When a CPU is offlined, the memcg_hotplug_cpu_dead() callback function flushes per-cpu vmstats counters. However, instead of applying a per-cpu counter once to each cgroup in the heirarchy, the per-cpu counter is applied repeatedly just to the nested cgroup. Under certain conditions, the per-cpu NR_FILE_DIRTY counter is routinely positive during hotplug events and the dirty file count artifically inflates. Once the dirty file count grows past the dirty_freerun_ceiling(), balance_dirty_pages() starts a backgroup writeback each time a file page is marked dirty within the nested cgroup.
This change fixes memcg_hotplug_cpu_dead() so that the per-cpu vmstats and vmevents counters are applied once to each cgroup in the heirarchy, similar to __mod_memcg_state() and __count_memcg_events().

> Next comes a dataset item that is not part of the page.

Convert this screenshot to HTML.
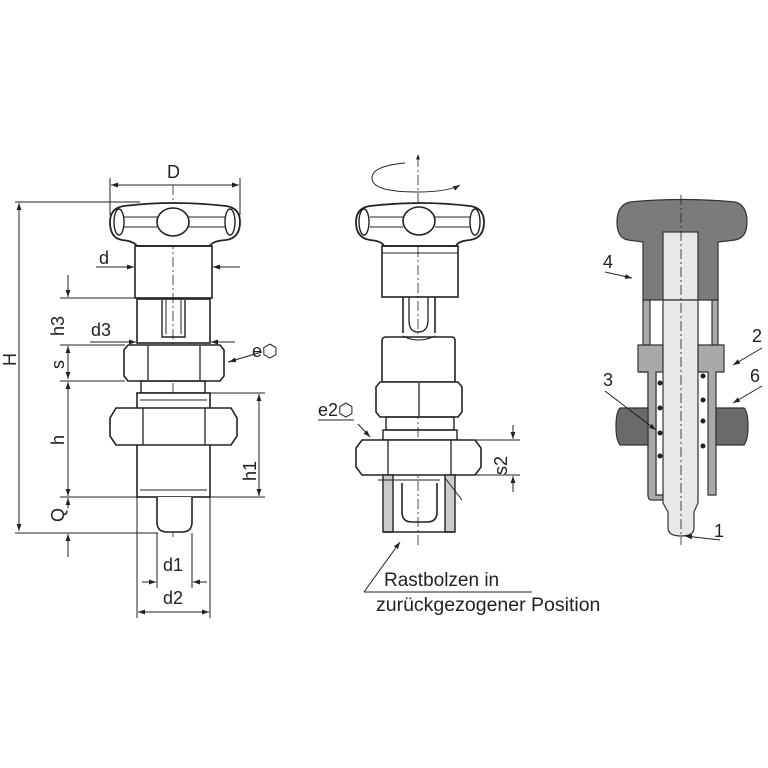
<!DOCTYPE html>
<html><head><meta charset="utf-8"><style>body{margin:0;background:#fff}svg{display:block}text{font-family:"Liberation Sans",sans-serif;fill:#222}</style></head><body>
<svg width="768" height="768" viewBox="0 0 768 768" xmlns="http://www.w3.org/2000/svg">
<defs>
<marker id="a" viewBox="0 0 10 10" refX="10" refY="5" markerWidth="7" markerHeight="7" orient="auto-start-reverse"><path d="M0,1.5 L10,5 L0,8.5 z" fill="#222"/></marker>
</defs>
<g stroke="#222" stroke-width="1" fill="none">
<line x1="173" y1="185" x2="173" y2="540" stroke-dasharray="10 3 2 3" stroke-width="0.8"/>
<line x1="110" y1="178" x2="110" y2="215"/><line x1="240" y1="178" x2="240" y2="215"/>
<line x1="111" y1="185" x2="239" y2="185" marker-start="url(#a)" marker-end="url(#a)"/>
<line x1="15" y1="202" x2="140" y2="202"/>
<line x1="19" y1="203" x2="19" y2="531" marker-start="url(#a)" marker-end="url(#a)"/>
<line x1="15" y1="533" x2="158" y2="533"/>
<path d="M124,206 Q173,200 226,206 Q240,208 240,222 Q240,238 226,240 Q212,241 210,246 L137,246 Q134,241 122,240 Q110,238 110,222 Q110,208 124,206 Z" stroke-width="1.8" fill="#fff"/>
<ellipse cx="173" cy="222" rx="16" ry="14" stroke-width="1.6"/>
<ellipse cx="119" cy="222" rx="5" ry="13" stroke-width="1.4"/><ellipse cx="230" cy="222" rx="5" ry="13" stroke-width="1.4"/>
<line x1="124" y1="217" x2="157" y2="217"/><line x1="189" y1="217" x2="225" y2="217"/>
<line x1="124" y1="227" x2="157" y2="227"/><line x1="189" y1="227" x2="225" y2="227"/>
<rect x="135" y="246" width="77" height="52" stroke-width="1.6"/>
<line x1="96" y1="267" x2="134" y2="267" marker-end="url(#a)"/><line x1="240" y1="267" x2="213" y2="267" marker-end="url(#a)"/>
<rect x="137" y="299" width="73" height="44" stroke-width="1.6"/>
<path d="M162,300 L162,337 L185,337 L185,300" stroke-width="1.4"/><line x1="166" y1="300" x2="166" y2="334"/><line x1="181" y1="300" x2="181" y2="334"/>
<line x1="60" y1="298" x2="137" y2="298"/>
<line x1="68" y1="275" x2="68" y2="297" marker-end="url(#a)"/>
<line x1="90" y1="342" x2="136" y2="342" marker-end="url(#a)"/><line x1="235" y1="342" x2="211" y2="342" marker-end="url(#a)"/>
<line x1="60" y1="345" x2="125" y2="345"/>
<line x1="68" y1="346" x2="68" y2="379" marker-start="url(#a)" marker-end="url(#a)"/>
<path d="M128,345 L220,345 L224,350 L224,376 L220,381 L128,381 L124,376 L124,350 Z" stroke-width="1.6" fill="#fff"/>
<line x1="148" y1="346" x2="148" y2="380" stroke-width="1.3"/><line x1="200" y1="346" x2="200" y2="380" stroke-width="1.3"/>
<line x1="60" y1="381" x2="125" y2="381"/>
<line x1="68" y1="382" x2="68" y2="496" marker-start="url(#a)" marker-end="url(#a)"/>
<line x1="228" y1="362" x2="262" y2="352"/><line x1="235" y1="360" x2="229" y2="362" marker-end="url(#a)"/>
<rect x="141" y="381" width="64" height="12" stroke-width="1.4"/>
<rect x="137" y="393" width="73" height="104" stroke-width="1.6" fill="#fff"/>
<line x1="140" y1="400" x2="207" y2="400"/><line x1="140" y1="490" x2="207" y2="490"/>
<path d="M116,408 L231,408 L237,418 L237,436 L231,445 L116,445 L110,436 L110,418 Z" stroke-width="1.6" fill="#fff"/>
<line x1="143" y1="408" x2="143" y2="445" stroke-width="1.3"/><line x1="205" y1="408" x2="205" y2="445" stroke-width="1.3"/>
<line x1="210" y1="393" x2="265" y2="393"/><line x1="210" y1="497" x2="265" y2="497"/>
<line x1="259" y1="394" x2="259" y2="496" marker-start="url(#a)" marker-end="url(#a)"/>
<line x1="60" y1="497" x2="137" y2="497"/>
<line x1="68" y1="508" x2="68" y2="498" marker-end="url(#a)"/><line x1="68" y1="557" x2="68" y2="534" marker-end="url(#a)"/>
<path d="M157,497 L157,522 Q157,532 167,532 L182,532 Q192,532 192,522 L192,497" stroke-width="1.6" fill="#fff"/>
<line x1="157" y1="533" x2="157" y2="588"/><line x1="192" y1="533" x2="192" y2="588"/>
<line x1="142" y1="582" x2="156" y2="582" marker-end="url(#a)"/><line x1="207" y1="582" x2="193" y2="582" marker-end="url(#a)"/>
<line x1="137" y1="497" x2="137" y2="618"/><line x1="210" y1="497" x2="210" y2="618"/>
<line x1="138" y1="612" x2="209" y2="612" marker-start="url(#a)" marker-end="url(#a)"/>

<line x1="418" y1="545" x2="418" y2="154" stroke-dasharray="10 3 2 3" stroke-width="0.8" marker-end="url(#a)"/>
<path d="M405,163 Q372,166 372,178 Q372,192 416,192 Q448,192 460,185" marker-end="url(#a)"/>
<path d="M370,206 Q420,200 470,206 Q484,208 484,222 Q484,238 470,240 Q458,241 456,246 L384,246 Q382,241 370,240 Q356,238 356,222 Q356,208 370,206 Z" stroke-width="1.8" fill="#fff"/>
<ellipse cx="419" cy="221" rx="16" ry="14" stroke-width="1.6"/>
<ellipse cx="364" cy="222" rx="5" ry="13" stroke-width="1.4"/><ellipse cx="475" cy="222" rx="5" ry="13" stroke-width="1.4"/>
<line x1="370" y1="217" x2="403" y2="217"/><line x1="435" y1="217" x2="470" y2="217"/>
<line x1="370" y1="227" x2="403" y2="227"/><line x1="435" y1="227" x2="470" y2="227"/>
<rect x="382" y="246" width="76" height="51" stroke-width="1.6"/>
<line x1="382" y1="253" x2="458" y2="253"/>
<path d="M403,297 L403,333 M435,297 L435,333" stroke-width="1.6"/>
<path d="M409,297 L409,320 Q409,332 418,332 Q428,332 428,320 L428,297" stroke-width="1.3"/>
<path d="M386,337 L452,337 Q455,337 455,341 L455,382 L382,382 L382,341 Q382,337 386,337 Z" stroke-width="1.6" fill="#fff"/>
<path d="M403,336 Q418,344 435,336"/>
<path d="M380,382 L458,382 L462,387 L462,412 L458,417 L380,417 L376,412 L376,387 Z" stroke-width="1.6" fill="#fff"/>
<line x1="419" y1="383" x2="419" y2="416" stroke-width="1.3"/>
<rect x="386" y="417" width="68" height="13" stroke-width="1.4"/>
<rect x="383" y="430" width="74" height="10" stroke-width="1.4"/>
<path d="M362,440 L475,440 L481,448 L481,467 L475,475 L362,475 L356,467 L356,448 Z" stroke-width="1.6" fill="#fff"/>
<line x1="388" y1="440" x2="388" y2="475" stroke-width="1.3"/><line x1="451" y1="440" x2="451" y2="475" stroke-width="1.3"/>
<rect x="383" y="475" width="10" height="57" fill="#ccc" stroke-width="1.4"/>
<rect x="445" y="475" width="10" height="57" fill="#ccc" stroke-width="1.4"/>
<line x1="383" y1="532" x2="455" y2="532" stroke-width="1.6"/>
<path d="M402,483 L402,512 Q402,522 412,522 L427,522 Q437,522 437,512 L437,483" stroke-width="1.6"/>
<line x1="378" y1="480" x2="440" y2="480"/><line x1="445" y1="478" x2="462" y2="500"/>
<line x1="455" y1="440" x2="520" y2="440"/><line x1="455" y1="475" x2="520" y2="475"/>
<line x1="513" y1="425" x2="513" y2="439" marker-end="url(#a)"/><line x1="513" y1="492" x2="513" y2="476" marker-end="url(#a)"/>
<line x1="318" y1="420" x2="354" y2="420"/><line x1="358" y1="424" x2="370" y2="437" marker-end="url(#a)"/>
<line x1="364" y1="592" x2="400" y2="542" marker-end="url(#a)"/><line x1="364" y1="592" x2="532" y2="592"/>
</g>
<g stroke="#333" stroke-width="1.2">
<path d="M630,202 Q681,197 735,202 Q747,205 747,222 Q747,238 735,240 L718,242 L718,300 L643,300 L643,242 L628,240 Q617,238 617,222 Q617,205 630,202 Z" fill="#7b7b7b"/>
<rect x="663" y="232" width="35" height="68" fill="#e8e8e8"/>
<path d="M643,300 L650,300 L650,345 L643,345 Z M712,300 L718,300 L718,345 L712,345 Z" fill="#a9a9a9"/>
<path d="M638,345 L663,345 L663,372 L656,372 L656,495 L648,495 L648,372 L638,372 Z" fill="#a9a9a9"/>
<path d="M724,345 L698,345 L698,372 L708,372 L708,495 L716,495 L716,372 L724,372 Z" fill="#a9a9a9"/>
<path d="M640,372 L648,372 L648,495 Q648,500 652,500 L663,500 L663,495 L656,495 L656,372" fill="#a9a9a9"/>
<path d="M620,408 L648,408 L648,445 L620,445 Q616,440 616,426 Q616,412 620,408 Z" fill="#6a6a6a"/>
<path d="M744,408 L716,408 L716,445 L744,445 Q748,440 748,426 Q748,412 744,408 Z" fill="#6a6a6a"/>
<path d="M663,300 L698,300 L698,503 L694,512 L694,528 Q694,536 681,536 Q668,536 668,528 L668,512 L663,503 Z" fill="#e8e8e8"/>
</g>
<g fill="#222">
<circle cx="660" cy="383" r="2.5"/><circle cx="660" cy="408" r="2.5"/><circle cx="660" cy="433" r="2.5"/><circle cx="660" cy="456" r="2.5"/>
<circle cx="703" cy="376" r="2.5"/><circle cx="703" cy="400" r="2.5"/><circle cx="703" cy="421" r="2.5"/><circle cx="703" cy="446" r="2.5"/>
</g>
<g stroke="#222" stroke-width="1" fill="none">
<line x1="681" y1="195" x2="681" y2="545" stroke-dasharray="10 3 2 3" stroke-width="0.8"/>
<line x1="605" y1="272" x2="632" y2="278" marker-end="url(#a)"/>
<line x1="762" y1="348" x2="733" y2="365" marker-end="url(#a)"/>
<line x1="762" y1="386" x2="733" y2="403" marker-end="url(#a)"/>
<line x1="605" y1="391" x2="656" y2="430" marker-end="url(#a)"/>
<line x1="720" y1="540" x2="685" y2="536" marker-end="url(#a)"/>
</g>
<g font-size="18">
<text x="167" y="178">D</text>
<text x="99" y="264">d</text>
<text x="91" y="336">d3</text>
<text x="252" y="357">e⬡</text>
<text x="163" y="571">d1</text>
<text x="163" y="604">d2</text>
<text transform="translate(16,366) rotate(-90)">H</text>
<text transform="translate(64,336) rotate(-90)">h3</text>
<text transform="translate(64,369) rotate(-90)">s</text>
<text transform="translate(64,445) rotate(-90)">h</text>
<text transform="translate(64,522) rotate(-90)">Q</text>
<text transform="translate(256,481) rotate(-90)">h1</text>
<text transform="translate(507,475) rotate(-90)">s2</text>
<text x="318" y="416">e2⬡</text>
<text x="384" y="586" font-size="19">Rastbolzen in</text>
<text x="376" y="611" font-size="19.5">zurückgezogener Position</text>
<text x="603" y="268">4</text>
<text x="752" y="342">2</text>
<text x="750" y="382">6</text>
<text x="603" y="386">3</text>
<text x="714" y="537">1</text>
</g>
</svg>
</body></html>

Fixes: 42a300353577 ("mm: memcontrol: fix recursive statistics correctness & scalabilty") Signed-off-by: Andrew Guerrero ajgja@amazon.com Reviewed-by: Gunnar Kudrjavets gunnarku@amazon.com
Hey all,
This patch is intended for the 5.10 longterm release branch. It will not apply cleanly to mainline and is inadvertantly fixed by a larger series of changes in later release branches: a3d4c05a4474 ("mm: memcontrol: fix cpuhotplug statistics flushing").
Why can't we take those instead?
In 5.15, the counter flushing code is completely removed. This may be another viable option here too, though it's a larger change.
If it's not needed anymore, why not just remove it with the upstream commits as well?
thanks,
greg k-h